**PROBLEM**
The required output is the block of lines from the line with "Recreate this image" to the line with "from matplotlib.patches import Polygon", endpoints included and pictures omitted.

**INFORMATION PROVIDED**
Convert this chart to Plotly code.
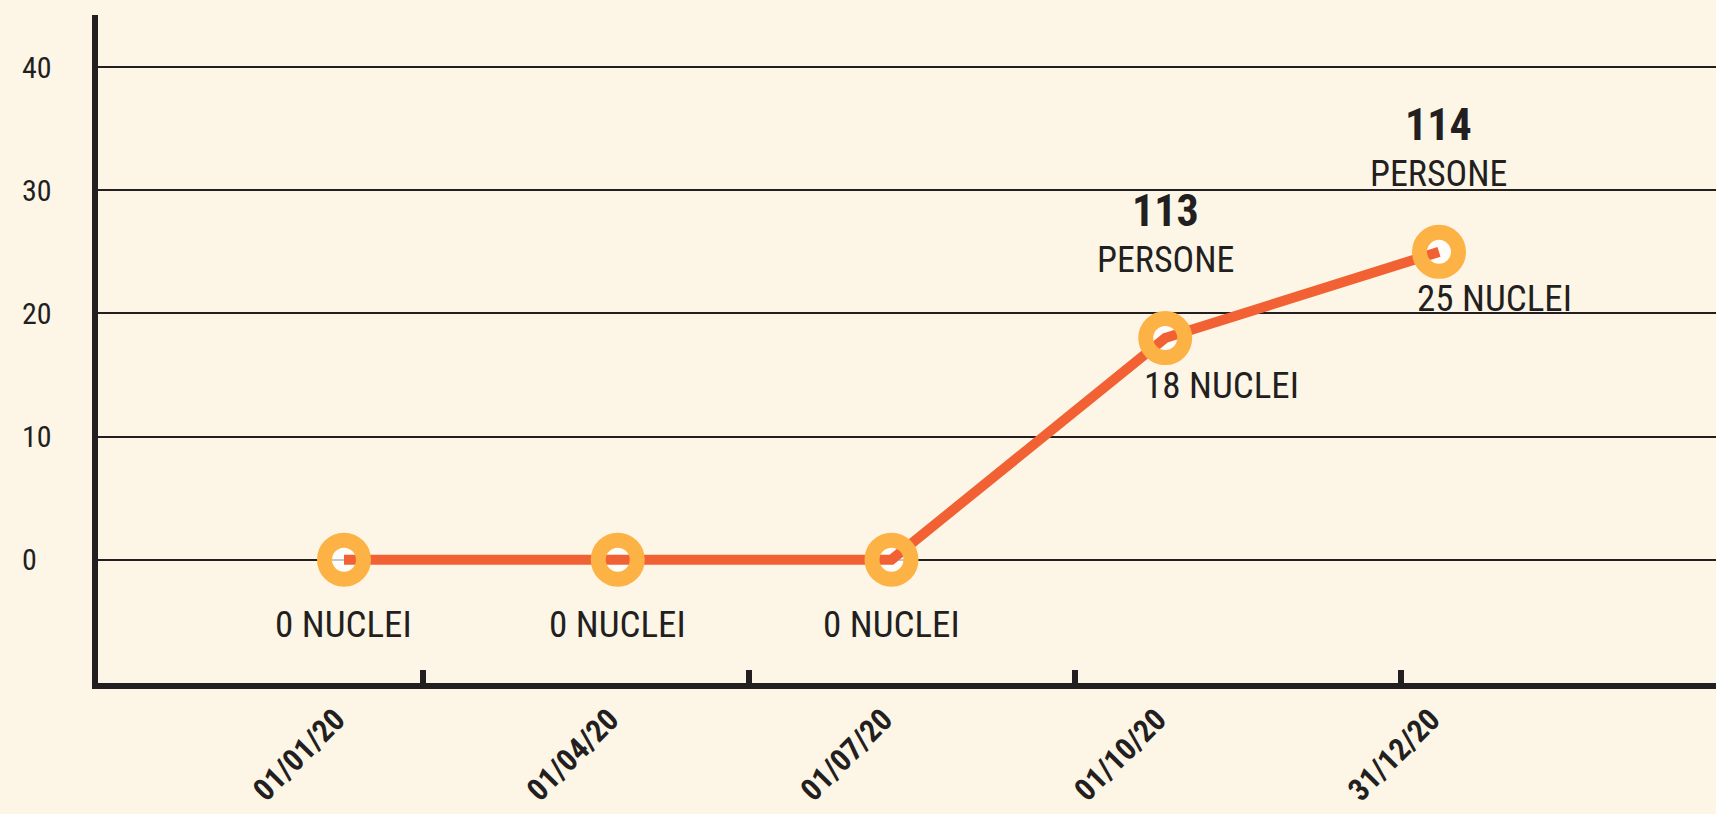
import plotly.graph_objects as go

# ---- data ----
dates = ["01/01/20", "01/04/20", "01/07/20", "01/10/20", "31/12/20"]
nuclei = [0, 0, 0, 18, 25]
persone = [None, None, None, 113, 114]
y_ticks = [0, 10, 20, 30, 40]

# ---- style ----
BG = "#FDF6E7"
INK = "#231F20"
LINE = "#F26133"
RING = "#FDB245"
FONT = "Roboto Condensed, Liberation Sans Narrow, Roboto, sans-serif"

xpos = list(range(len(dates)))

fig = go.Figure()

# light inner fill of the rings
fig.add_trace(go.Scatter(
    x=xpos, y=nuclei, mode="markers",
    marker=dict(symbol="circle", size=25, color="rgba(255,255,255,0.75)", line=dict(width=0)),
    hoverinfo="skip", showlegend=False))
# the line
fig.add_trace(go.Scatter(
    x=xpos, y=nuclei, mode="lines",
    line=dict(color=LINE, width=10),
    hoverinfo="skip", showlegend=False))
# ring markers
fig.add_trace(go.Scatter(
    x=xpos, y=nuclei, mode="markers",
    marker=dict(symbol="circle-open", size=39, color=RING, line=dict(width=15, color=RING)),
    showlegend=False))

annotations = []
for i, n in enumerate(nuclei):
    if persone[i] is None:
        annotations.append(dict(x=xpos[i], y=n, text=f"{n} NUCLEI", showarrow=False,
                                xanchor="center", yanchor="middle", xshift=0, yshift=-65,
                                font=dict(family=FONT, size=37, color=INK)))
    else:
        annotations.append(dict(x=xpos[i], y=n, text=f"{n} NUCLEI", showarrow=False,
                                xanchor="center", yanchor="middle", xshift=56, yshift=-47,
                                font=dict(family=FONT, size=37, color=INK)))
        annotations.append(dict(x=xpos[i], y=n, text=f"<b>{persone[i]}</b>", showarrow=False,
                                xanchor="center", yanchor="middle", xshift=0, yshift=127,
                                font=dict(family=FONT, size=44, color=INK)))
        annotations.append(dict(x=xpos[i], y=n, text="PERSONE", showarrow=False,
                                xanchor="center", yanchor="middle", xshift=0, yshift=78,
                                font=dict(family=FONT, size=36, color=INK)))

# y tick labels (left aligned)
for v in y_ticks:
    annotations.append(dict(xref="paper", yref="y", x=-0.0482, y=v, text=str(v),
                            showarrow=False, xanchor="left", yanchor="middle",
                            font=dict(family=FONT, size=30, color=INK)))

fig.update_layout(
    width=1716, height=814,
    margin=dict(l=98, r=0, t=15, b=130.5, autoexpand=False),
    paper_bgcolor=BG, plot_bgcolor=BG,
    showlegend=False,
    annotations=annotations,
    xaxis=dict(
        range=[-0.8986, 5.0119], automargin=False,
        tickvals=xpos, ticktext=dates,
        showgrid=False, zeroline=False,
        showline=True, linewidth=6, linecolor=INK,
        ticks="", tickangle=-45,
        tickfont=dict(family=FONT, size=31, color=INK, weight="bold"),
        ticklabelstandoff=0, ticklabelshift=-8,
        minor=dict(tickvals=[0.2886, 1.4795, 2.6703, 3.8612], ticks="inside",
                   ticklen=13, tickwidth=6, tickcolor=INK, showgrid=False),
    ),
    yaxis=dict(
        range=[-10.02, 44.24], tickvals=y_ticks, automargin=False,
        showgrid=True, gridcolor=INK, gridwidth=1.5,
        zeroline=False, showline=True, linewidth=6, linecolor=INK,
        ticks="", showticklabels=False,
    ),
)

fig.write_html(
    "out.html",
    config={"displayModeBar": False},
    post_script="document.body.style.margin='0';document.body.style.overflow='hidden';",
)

--

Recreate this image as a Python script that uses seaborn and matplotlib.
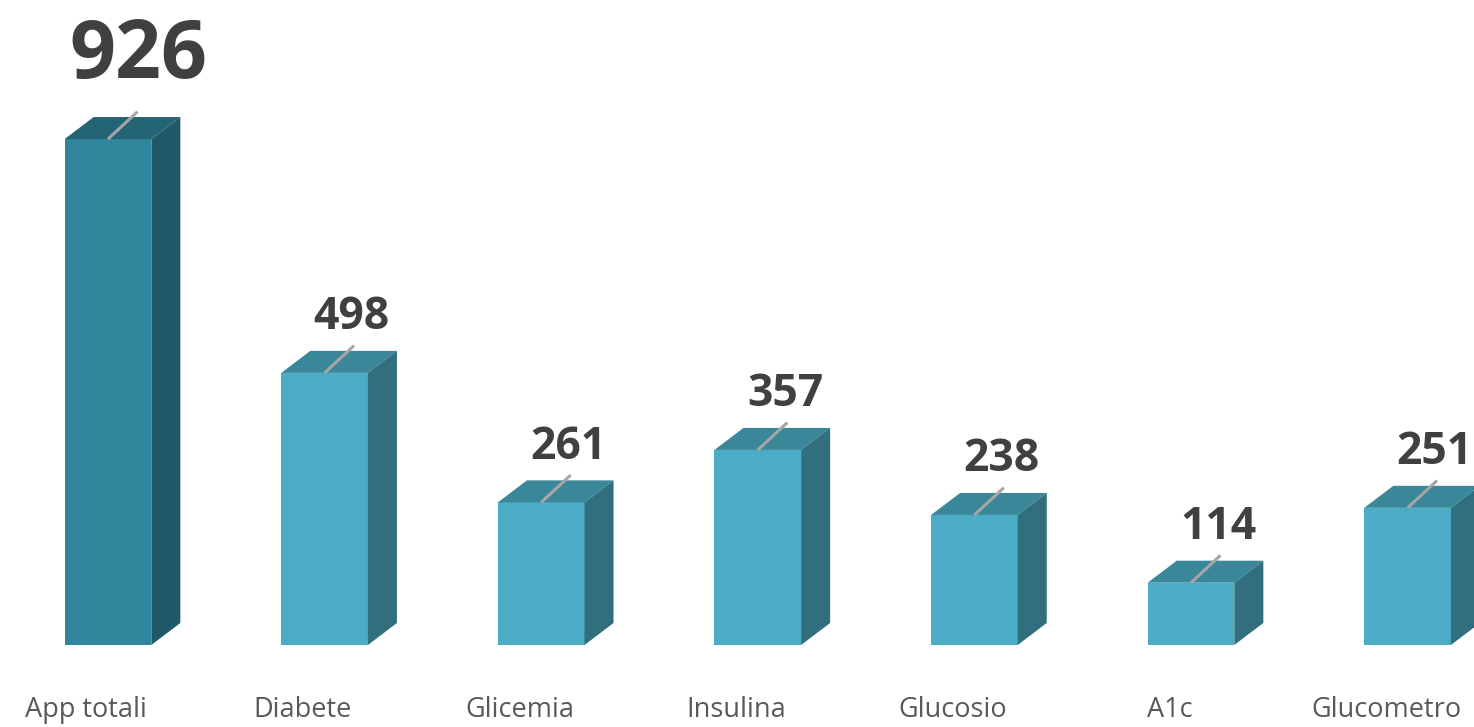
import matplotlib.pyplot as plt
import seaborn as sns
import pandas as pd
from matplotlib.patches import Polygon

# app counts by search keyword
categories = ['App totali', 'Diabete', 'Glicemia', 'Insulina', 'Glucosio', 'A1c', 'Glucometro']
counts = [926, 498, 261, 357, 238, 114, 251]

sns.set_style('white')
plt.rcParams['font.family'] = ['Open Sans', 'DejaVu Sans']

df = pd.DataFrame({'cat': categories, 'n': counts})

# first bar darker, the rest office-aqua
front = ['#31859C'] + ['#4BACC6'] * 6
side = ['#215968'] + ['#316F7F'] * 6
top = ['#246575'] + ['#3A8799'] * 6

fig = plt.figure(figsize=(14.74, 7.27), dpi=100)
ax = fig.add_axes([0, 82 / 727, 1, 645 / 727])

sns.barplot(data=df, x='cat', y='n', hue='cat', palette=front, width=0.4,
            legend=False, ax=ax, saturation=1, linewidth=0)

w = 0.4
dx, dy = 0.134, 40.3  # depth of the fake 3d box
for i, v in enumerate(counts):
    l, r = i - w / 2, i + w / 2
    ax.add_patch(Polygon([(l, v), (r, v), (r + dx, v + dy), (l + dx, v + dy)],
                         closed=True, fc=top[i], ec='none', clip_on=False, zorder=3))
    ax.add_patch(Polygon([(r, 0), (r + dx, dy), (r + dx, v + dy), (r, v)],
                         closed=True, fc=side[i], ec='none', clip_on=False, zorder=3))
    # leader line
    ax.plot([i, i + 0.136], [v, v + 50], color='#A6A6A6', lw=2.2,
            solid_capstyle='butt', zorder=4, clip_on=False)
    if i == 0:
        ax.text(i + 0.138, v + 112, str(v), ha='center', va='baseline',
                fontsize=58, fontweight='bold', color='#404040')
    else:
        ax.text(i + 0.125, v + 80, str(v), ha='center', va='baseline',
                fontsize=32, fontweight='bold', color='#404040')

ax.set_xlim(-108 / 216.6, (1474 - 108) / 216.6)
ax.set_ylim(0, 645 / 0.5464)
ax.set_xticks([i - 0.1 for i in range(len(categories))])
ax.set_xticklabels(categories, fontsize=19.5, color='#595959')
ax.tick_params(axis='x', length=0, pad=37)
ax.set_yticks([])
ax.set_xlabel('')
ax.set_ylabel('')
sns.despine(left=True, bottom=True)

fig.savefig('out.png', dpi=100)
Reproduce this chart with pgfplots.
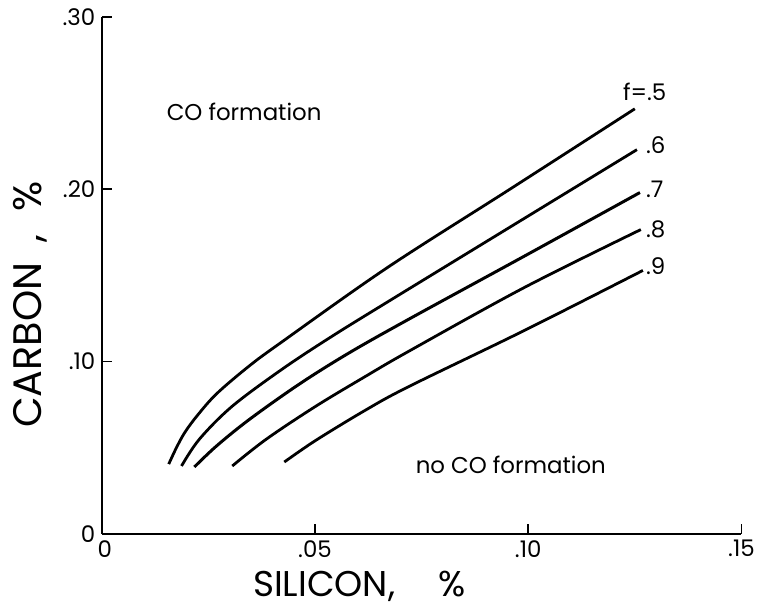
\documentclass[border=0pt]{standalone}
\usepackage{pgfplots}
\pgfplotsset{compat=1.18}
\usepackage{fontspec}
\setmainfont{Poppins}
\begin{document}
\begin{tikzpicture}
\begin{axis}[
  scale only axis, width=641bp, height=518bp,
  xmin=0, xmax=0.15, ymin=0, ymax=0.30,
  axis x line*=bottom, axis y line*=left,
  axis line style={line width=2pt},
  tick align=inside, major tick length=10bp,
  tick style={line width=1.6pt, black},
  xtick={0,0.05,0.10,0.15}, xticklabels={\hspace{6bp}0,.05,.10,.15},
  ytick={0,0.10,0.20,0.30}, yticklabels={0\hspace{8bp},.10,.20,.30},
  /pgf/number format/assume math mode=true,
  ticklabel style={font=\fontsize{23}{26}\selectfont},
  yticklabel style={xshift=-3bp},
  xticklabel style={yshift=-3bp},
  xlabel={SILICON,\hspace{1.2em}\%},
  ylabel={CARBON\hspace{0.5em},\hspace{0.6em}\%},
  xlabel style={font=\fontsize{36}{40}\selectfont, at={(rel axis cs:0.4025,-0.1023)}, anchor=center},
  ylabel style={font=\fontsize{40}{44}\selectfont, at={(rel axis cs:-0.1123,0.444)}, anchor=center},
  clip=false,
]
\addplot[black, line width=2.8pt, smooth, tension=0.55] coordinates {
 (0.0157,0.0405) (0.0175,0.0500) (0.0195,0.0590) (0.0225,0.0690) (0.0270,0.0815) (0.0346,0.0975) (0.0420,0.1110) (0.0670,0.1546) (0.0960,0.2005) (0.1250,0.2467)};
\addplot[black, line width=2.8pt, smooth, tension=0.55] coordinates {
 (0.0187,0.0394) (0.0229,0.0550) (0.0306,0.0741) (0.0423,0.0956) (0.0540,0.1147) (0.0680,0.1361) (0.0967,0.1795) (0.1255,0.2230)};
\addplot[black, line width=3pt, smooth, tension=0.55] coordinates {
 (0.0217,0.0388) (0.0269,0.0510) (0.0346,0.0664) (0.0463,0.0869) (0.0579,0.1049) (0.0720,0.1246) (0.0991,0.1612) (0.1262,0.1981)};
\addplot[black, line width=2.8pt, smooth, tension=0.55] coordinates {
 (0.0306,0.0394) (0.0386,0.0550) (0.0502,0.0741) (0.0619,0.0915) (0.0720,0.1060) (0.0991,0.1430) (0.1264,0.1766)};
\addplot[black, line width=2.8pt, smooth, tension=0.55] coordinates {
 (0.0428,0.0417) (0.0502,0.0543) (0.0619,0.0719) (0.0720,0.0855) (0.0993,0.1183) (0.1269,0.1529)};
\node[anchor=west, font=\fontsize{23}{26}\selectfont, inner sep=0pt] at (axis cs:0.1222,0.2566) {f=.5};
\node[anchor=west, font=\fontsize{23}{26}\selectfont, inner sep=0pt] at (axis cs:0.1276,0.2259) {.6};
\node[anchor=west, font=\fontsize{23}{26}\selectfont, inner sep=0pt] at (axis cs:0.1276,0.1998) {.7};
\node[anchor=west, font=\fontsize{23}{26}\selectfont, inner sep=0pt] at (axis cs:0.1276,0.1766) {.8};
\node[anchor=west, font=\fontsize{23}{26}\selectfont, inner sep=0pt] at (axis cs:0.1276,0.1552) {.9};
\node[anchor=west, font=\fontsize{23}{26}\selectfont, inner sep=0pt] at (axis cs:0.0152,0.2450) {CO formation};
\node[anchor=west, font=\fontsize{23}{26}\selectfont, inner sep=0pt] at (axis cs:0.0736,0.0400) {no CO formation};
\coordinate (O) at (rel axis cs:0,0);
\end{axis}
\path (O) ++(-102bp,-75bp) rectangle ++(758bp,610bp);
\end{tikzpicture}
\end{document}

--

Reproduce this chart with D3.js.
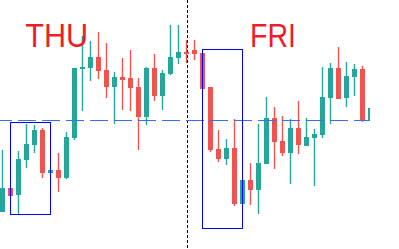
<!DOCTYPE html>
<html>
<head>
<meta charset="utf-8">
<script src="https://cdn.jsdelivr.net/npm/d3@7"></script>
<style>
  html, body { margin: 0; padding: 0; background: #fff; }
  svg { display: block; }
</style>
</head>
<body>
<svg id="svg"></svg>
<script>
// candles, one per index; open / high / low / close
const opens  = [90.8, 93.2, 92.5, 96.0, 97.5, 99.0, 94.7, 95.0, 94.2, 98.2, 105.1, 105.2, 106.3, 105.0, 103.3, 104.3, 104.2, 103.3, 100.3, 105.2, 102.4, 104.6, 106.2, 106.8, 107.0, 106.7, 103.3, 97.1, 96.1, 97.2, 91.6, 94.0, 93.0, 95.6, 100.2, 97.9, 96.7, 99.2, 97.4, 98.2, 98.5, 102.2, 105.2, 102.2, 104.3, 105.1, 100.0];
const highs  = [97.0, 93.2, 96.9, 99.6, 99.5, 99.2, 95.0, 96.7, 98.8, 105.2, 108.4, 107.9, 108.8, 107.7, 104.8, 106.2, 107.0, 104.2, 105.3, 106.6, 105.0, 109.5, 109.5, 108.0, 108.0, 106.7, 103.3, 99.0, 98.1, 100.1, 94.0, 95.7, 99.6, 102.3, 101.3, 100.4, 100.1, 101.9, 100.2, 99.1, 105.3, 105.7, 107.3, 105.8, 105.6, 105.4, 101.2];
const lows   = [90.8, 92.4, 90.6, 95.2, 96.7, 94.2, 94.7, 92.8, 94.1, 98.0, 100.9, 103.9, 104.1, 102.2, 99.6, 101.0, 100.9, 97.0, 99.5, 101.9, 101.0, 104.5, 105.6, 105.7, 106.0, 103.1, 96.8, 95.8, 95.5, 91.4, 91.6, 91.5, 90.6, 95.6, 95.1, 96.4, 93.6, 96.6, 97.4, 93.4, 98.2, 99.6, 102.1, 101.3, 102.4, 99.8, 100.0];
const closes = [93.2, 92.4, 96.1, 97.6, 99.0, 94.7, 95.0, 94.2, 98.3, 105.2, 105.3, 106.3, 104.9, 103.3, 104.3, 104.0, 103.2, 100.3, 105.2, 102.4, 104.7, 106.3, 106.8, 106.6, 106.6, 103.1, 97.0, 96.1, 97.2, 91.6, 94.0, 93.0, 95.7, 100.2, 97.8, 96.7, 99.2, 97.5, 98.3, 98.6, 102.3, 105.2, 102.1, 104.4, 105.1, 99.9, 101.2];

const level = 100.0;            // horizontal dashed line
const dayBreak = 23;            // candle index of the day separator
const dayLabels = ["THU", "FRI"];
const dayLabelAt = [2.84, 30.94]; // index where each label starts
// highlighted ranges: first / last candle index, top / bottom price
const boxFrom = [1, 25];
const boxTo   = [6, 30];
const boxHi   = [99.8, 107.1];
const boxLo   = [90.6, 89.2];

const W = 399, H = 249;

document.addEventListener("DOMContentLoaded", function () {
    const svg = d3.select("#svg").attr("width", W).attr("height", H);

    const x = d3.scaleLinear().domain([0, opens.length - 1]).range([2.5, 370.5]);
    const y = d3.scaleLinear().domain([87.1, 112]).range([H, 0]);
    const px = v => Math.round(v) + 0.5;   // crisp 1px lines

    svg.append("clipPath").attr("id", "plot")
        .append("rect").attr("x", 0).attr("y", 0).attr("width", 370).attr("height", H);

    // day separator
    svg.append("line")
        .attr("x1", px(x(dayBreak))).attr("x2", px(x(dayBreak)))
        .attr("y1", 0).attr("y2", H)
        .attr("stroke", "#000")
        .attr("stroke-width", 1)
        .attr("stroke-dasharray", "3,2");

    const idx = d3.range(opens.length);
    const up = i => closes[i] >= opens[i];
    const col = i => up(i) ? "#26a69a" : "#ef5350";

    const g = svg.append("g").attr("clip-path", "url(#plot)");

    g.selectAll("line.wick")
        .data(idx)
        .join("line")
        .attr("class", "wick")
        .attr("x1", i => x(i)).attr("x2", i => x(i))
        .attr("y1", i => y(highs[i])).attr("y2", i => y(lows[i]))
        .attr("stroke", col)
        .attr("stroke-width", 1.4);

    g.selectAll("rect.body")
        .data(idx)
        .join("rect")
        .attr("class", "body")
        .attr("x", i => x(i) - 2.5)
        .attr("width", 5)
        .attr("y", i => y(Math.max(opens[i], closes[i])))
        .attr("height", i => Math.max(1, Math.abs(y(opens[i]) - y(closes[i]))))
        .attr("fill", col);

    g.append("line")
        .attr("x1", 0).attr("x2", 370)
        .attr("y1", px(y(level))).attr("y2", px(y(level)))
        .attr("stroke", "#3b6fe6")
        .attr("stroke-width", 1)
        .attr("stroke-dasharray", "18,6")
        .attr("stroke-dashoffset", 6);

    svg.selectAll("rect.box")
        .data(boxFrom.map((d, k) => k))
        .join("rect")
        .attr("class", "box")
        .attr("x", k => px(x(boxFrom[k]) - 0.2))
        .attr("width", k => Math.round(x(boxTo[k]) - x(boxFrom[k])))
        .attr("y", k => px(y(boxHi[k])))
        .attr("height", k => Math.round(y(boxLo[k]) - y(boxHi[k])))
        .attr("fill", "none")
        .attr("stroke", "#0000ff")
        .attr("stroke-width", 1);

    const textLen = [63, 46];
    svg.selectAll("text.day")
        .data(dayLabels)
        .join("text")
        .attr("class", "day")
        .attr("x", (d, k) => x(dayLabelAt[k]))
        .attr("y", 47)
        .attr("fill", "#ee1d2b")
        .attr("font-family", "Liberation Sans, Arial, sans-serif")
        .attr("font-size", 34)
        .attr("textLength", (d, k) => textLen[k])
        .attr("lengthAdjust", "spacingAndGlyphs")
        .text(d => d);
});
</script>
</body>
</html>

**COMPLETE ANSWER**
Recreate this image as a Python script that uses seaborn and matplotlib.
import matplotlib.pyplot as plt
import seaborn as sns
import pandas as pd
from matplotlib.patches import Polygon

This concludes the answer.